The University of Maryland researchers say that their work points to the need for greater consideration of the implications of biased AI systems deployed into production. Recent history is filled with examples of the consequences, like virtual backgrounds and automatic photo-cropping tools that disfavor darker-skinned people. Back in 2015, a software engineer pointed out that the image recognition algorithms in Google Photos were labeling his Black friends as "gorillas." And the nonprofit AlgorithmWatch has shown that Google's Cloud Vision API at once time automatically labeled thermometers held by a Black person as "guns" while labeling thermometers held by a light-skinned person as "electronic devices."

Amazon, Microsoft, and Google in 2019 largely discontinued the sale of facial recognition services but have so far declined to impose a moratorium on access to facial detection technologies and related products. "[Our work] adds to the burgeoning literature supporting the necessity of explicitly considering bias in machine learning systems with morally laden downstream uses," the researchers wrote.

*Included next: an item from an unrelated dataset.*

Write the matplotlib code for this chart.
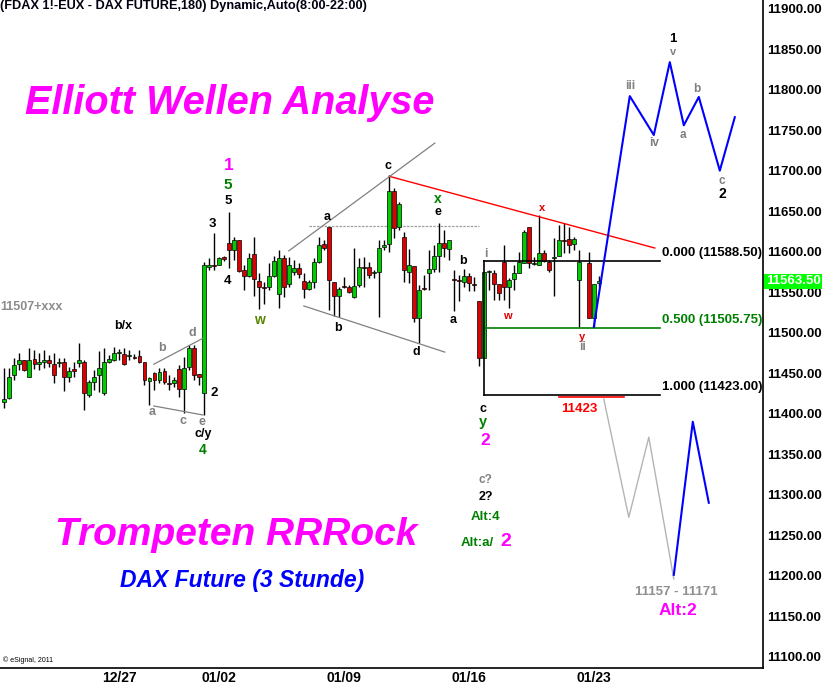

In a statement, Tracy Pizzo Frey, managing director of responsible AI at Google Cloud, conceded that any computer vision system has its limitations. But she asserted that bias in face detection is "a very active area of research" at Google that the Google Cloud Platform team is pursuing.

"There are many teams across our Google AI and our AI principles ecosystem working on a myriad of ways to address fundamental questions such as these," Frey told VentureBeat via email. "This is a great example of a novel assessment, and we welcome this kind of testing -- and any evaluation of our models against concerns of unfair bias -- as these help us improve our API."